A third-grade girl had great difficulty with written expression. She could barely put one or two sentences on paper before giving up. Words just would not be spelled right, punctuation concepts escaped her, and sentences did not flow into paragraphs and stories as teachers expected. Often, during those first few weeks of tutoring, she would throw her pencil down in disgust and burst into tears. She responded to special motivation programs to build written fluency, learned to enjoy word games, and found a way to get the wonderful stories in her head to flow onto the paper whenever she wanted. Her real-life story had the perfect ending when, years after she finished her tutoring program, I heard that she graduated high school with honors and was headed to a college journalism program.

These are the students and the stories that make this job worthwhile and so rewarding. Yes, there are students who are less successful, and even a few whose problems run so much deeper than the educational issues that I cannot find a way to help them, but the success stories far, far outnumber the frustrations. I’ve been doing this long enough in the same community that I can now look around and see successful young adults who hold satisfying jobs and know that I helped them over a rough spot in their schooling and enabled them to get where they are today.

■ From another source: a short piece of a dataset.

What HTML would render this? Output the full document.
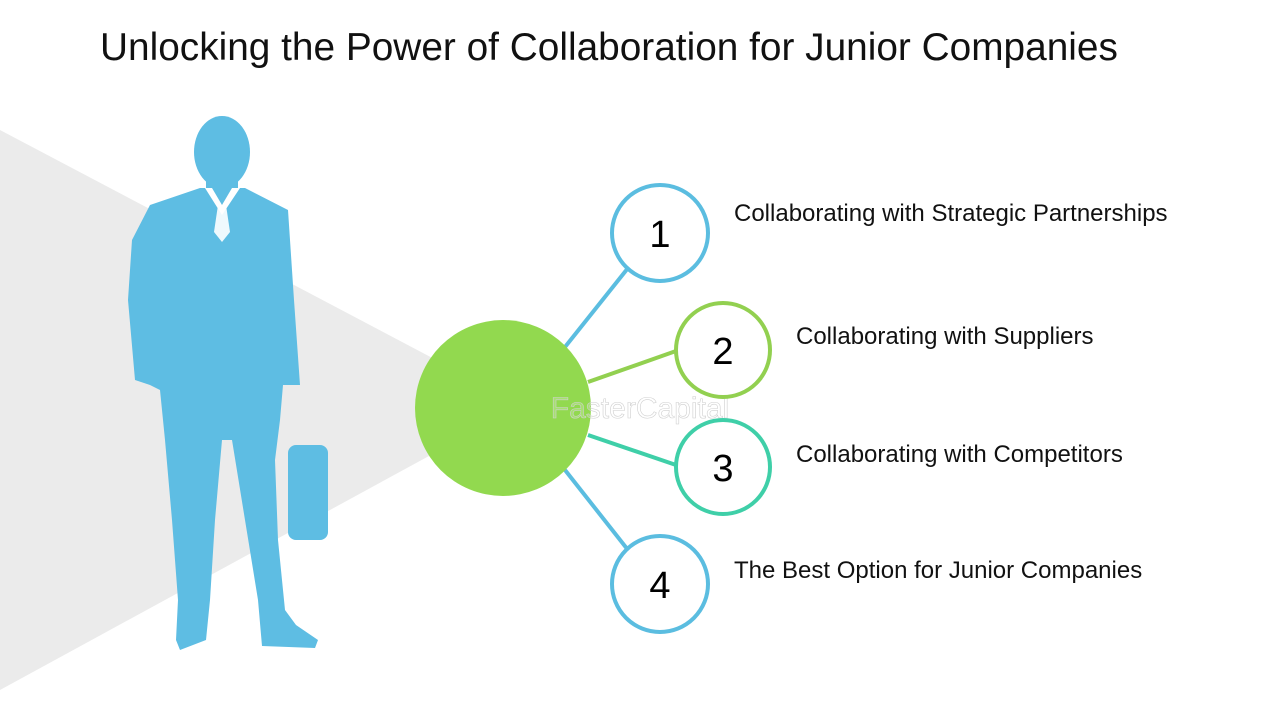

The boy with the tousled hair who just got the right answer grins from ear to ear. He’s really ten years old, and age-wise, is much older than the work would indicate. He’s using counting disks to solve most of the problems on the worksheet, a luxury that his fourth grade teacher simply will not allow in class. But the manipulation of these concrete items is helping him to remember those elusive answers. We’ll keep practicing together, and most of all, keep celebrating these small accomplishments. And who knows, next year at this time, this boy might be back on track for classroom success, and there will be yet another child sitting at my table, learning and growing out of frustration and failure toward success and self-confidence. I just love saying goodbye to my students when it means they no longer need my help.